** Start of EXERCISE INPUTS **

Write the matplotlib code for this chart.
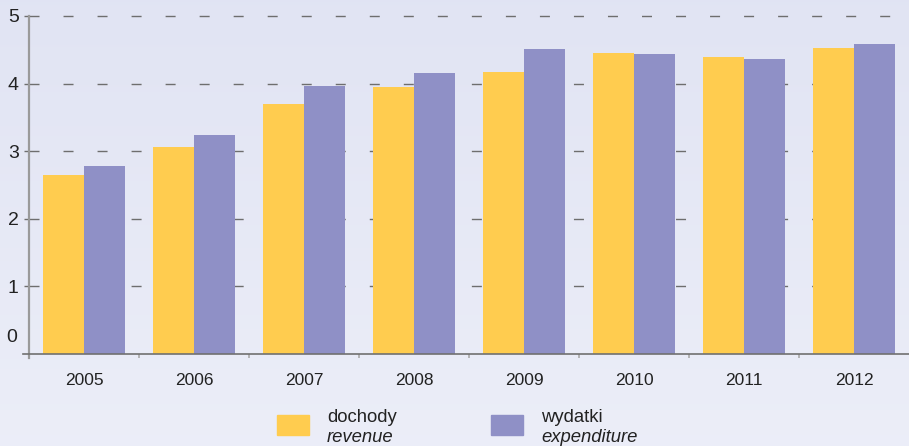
import matplotlib
matplotlib.use("Agg")
import matplotlib.pyplot as plt
import numpy as np
from matplotlib.patches import Rectangle

# Dochody i wydatki, 2005-2012
years = ["2005", "2006", "2007", "2008", "2009", "2010", "2011", "2012"]
revenue = [2.65, 3.06, 3.70, 3.95, 4.17, 4.45, 4.39, 4.53]
expenditure = [2.78, 3.24, 3.96, 4.16, 4.51, 4.44, 4.36, 4.59]
y_ticks = [0, 1, 2, 3, 4, 5]
legend_pl = ["dochody", "wydatki"]
legend_en = ["revenue", "expenditure"]

YELLOW = "#ffcc4f"
PURPLE = "#8f90c6"
TEXT = "#222222"

plt.rcParams["font.family"] = ["Liberation Sans", "DejaVu Sans"]
plt.rcParams["lines.scale_dashes"] = False

W, H = 909, 446
fig = plt.figure(figsize=(W / 100, H / 100), dpi=100)

# soft lavender background, a touch darker at the top
bg = fig.add_axes([0, 0, 1, 1], zorder=-10)
grad = np.linspace(0, 1, 256).reshape(-1, 1)
top = np.array([0.882, 0.894, 0.953])
bot = np.array([0.925, 0.933, 0.973])
img = top + (bot - top) * grad[..., None]
bg.imshow(img, aspect="auto", extent=[0, 1, 0, 1])
bg.axis("off")

x0, x1 = 29, 909
y_zero, unit = 354, 67.6
ax = fig.add_axes([x0 / W, (H - y_zero) / H, (x1 - x0) / W, y_zero / H])
ax.patch.set_alpha(0)
ax.set_xlim(-0.5, len(years) - 0.5)
ax.set_ylim(0, y_zero / unit)

x = np.arange(len(years))
bw = 0.373
ax.bar(x - bw / 2, revenue, width=bw, color=YELLOW, zorder=3)
ax.bar(x + bw / 2, expenditure, width=bw, color=PURPLE, zorder=3)

# dashed gridlines behind the bars
for v in y_ticks[1:]:
    ax.axhline(v, color="#6e6e6e", lw=1.0, linestyle=(0, (7.2, 17.3)), zorder=1)

for s in ["top", "right"]:
    ax.spines[s].set_visible(False)
ax.spines["left"].set_color("#9a9a9a")
ax.spines["left"].set_linewidth(1.6)
ax.spines["left"].set_bounds(-0.06, y_ticks[-1])
ax.spines["bottom"].set_color("#707070")
ax.spines["bottom"].set_linewidth(1.2)
ax.spines["bottom"].set_bounds(-0.555, len(years) - 0.5)
ax.spines["bottom"].set_zorder(4)

ax.set_yticks(y_ticks[1:])
ax.set_yticklabels([str(v) for v in y_ticks[1:]], fontsize=14, color=TEXT)
ax.tick_params(axis="y", length=3.8, width=1.0, color="#6e6e6e", pad=3.5)
ax.text(-0.013, 0.24, str(y_ticks[0]), transform=ax.get_yaxis_transform(),
        ha="right", va="center", fontsize=14, color=TEXT)

ax.set_xticks(x)
ax.set_xticklabels(years, fontsize=12.5, color=TEXT)
ax.tick_params(axis="x", length=0, pad=13.5)
ax.set_xticks(x[:-1] + 0.5, minor=True)
ax.tick_params(axis="x", which="minor", length=3, width=1.2, color="#aaaaaa")

# legend: two-line labels, Polish over italic English
patches = [(277, 491), (YELLOW, PURPLE)]
for i in range(2):
    px = patches[0][i]
    fig.patches.append(Rectangle((px / W, (H - 435) / H), 32 / W, 20 / H,
                                 transform=fig.transFigure, color=patches[1][i]))
    fig.text((px + 50) / W, (H - 418) / H, legend_pl[i], fontsize=13.3,
             color=TEXT, va="center")
    fig.text((px + 50) / W, (H - 438) / H, legend_en[i], fontsize=13.3,
             color=TEXT, va="center", style="italic")

fig.savefig("out.png", dpi=100)
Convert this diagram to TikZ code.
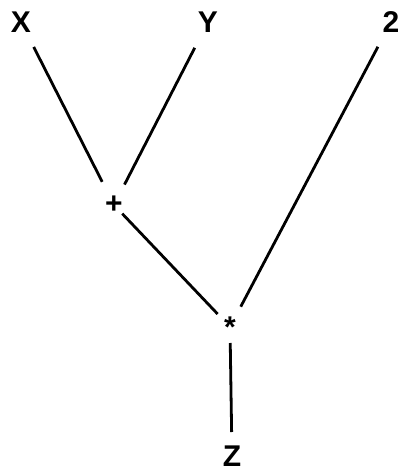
\documentclass[tikz,border=0pt]{standalone}
\usepackage{fontspec}
\setmainfont{Liberation Sans}
\begin{document}
\begin{tikzpicture}[x=1pt,y=-1pt,
  lbl/.style={font=\fontsize{30}{30}\selectfont\bfseries, inner sep=0pt},
  op/.style={font=\fontsize{30}{30}\selectfont\bfseries, inner sep=0pt},
  edge/.style={line width=2.8pt}]
\useasboundingbox (0,0) rectangle (400,474);
\node[lbl] (X) at (21,22) {X};
\node[lbl] (Y) at (208,22) {Y};
\node[lbl] (T) at (391,22) {2};
\node[op] (P) at (114,205) {+};
\node[op] (S) at (230,327) {*};
\node[lbl] (Z) at (232,456) {Z};
\draw[edge, shorten <=28pt, shorten >=26pt] (X.center) -- (P.center);
\draw[edge, shorten <=29pt, shorten >=23pt] (Y.center) -- (P.center);
\draw[edge, shorten <=12pt, shorten >=18pt] (P.center) -- (S.center);
\draw[edge, shorten <=28pt, shorten >=23pt] (T.center) -- (S.center);
\draw[edge, shorten <=16pt, shorten >=24pt] (S.center) -- (Z.center);
\end{tikzpicture}
\end{document}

** End of EXERCISE INPUTS **

Only the lines from the top of the records through the line with "(7.2, 17.3)), zorder=1)" belong in the copy; write them out exactly, leaving out pictures.

Write the matplotlib code for this chart.
import matplotlib
matplotlib.use("Agg")
import matplotlib.pyplot as plt
import numpy as np
from matplotlib.patches import Rectangle

# Dochody i wydatki, 2005-2012
years = ["2005", "2006", "2007", "2008", "2009", "2010", "2011", "2012"]
revenue = [2.65, 3.06, 3.70, 3.95, 4.17, 4.45, 4.39, 4.53]
expenditure = [2.78, 3.24, 3.96, 4.16, 4.51, 4.44, 4.36, 4.59]
y_ticks = [0, 1, 2, 3, 4, 5]
legend_pl = ["dochody", "wydatki"]
legend_en = ["revenue", "expenditure"]

YELLOW = "#ffcc4f"
PURPLE = "#8f90c6"
TEXT = "#222222"

plt.rcParams["font.family"] = ["Liberation Sans", "DejaVu Sans"]
plt.rcParams["lines.scale_dashes"] = False

W, H = 909, 446
fig = plt.figure(figsize=(W / 100, H / 100), dpi=100)

# soft lavender background, a touch darker at the top
bg = fig.add_axes([0, 0, 1, 1], zorder=-10)
grad = np.linspace(0, 1, 256).reshape(-1, 1)
top = np.array([0.882, 0.894, 0.953])
bot = np.array([0.925, 0.933, 0.973])
img = top + (bot - top) * grad[..., None]
bg.imshow(img, aspect="auto", extent=[0, 1, 0, 1])
bg.axis("off")

x0, x1 = 29, 909
y_zero, unit = 354, 67.6
ax = fig.add_axes([x0 / W, (H - y_zero) / H, (x1 - x0) / W, y_zero / H])
ax.patch.set_alpha(0)
ax.set_xlim(-0.5, len(years) - 0.5)
ax.set_ylim(0, y_zero / unit)

x = np.arange(len(years))
bw = 0.373
ax.bar(x - bw / 2, revenue, width=bw, color=YELLOW, zorder=3)
ax.bar(x + bw / 2, expenditure, width=bw, color=PURPLE, zorder=3)

# dashed gridlines behind the bars
for v in y_ticks[1:]:
    ax.axhline(v, color="#6e6e6e", lw=1.0, linestyle=(0, (7.2, 17.3)), zorder=1)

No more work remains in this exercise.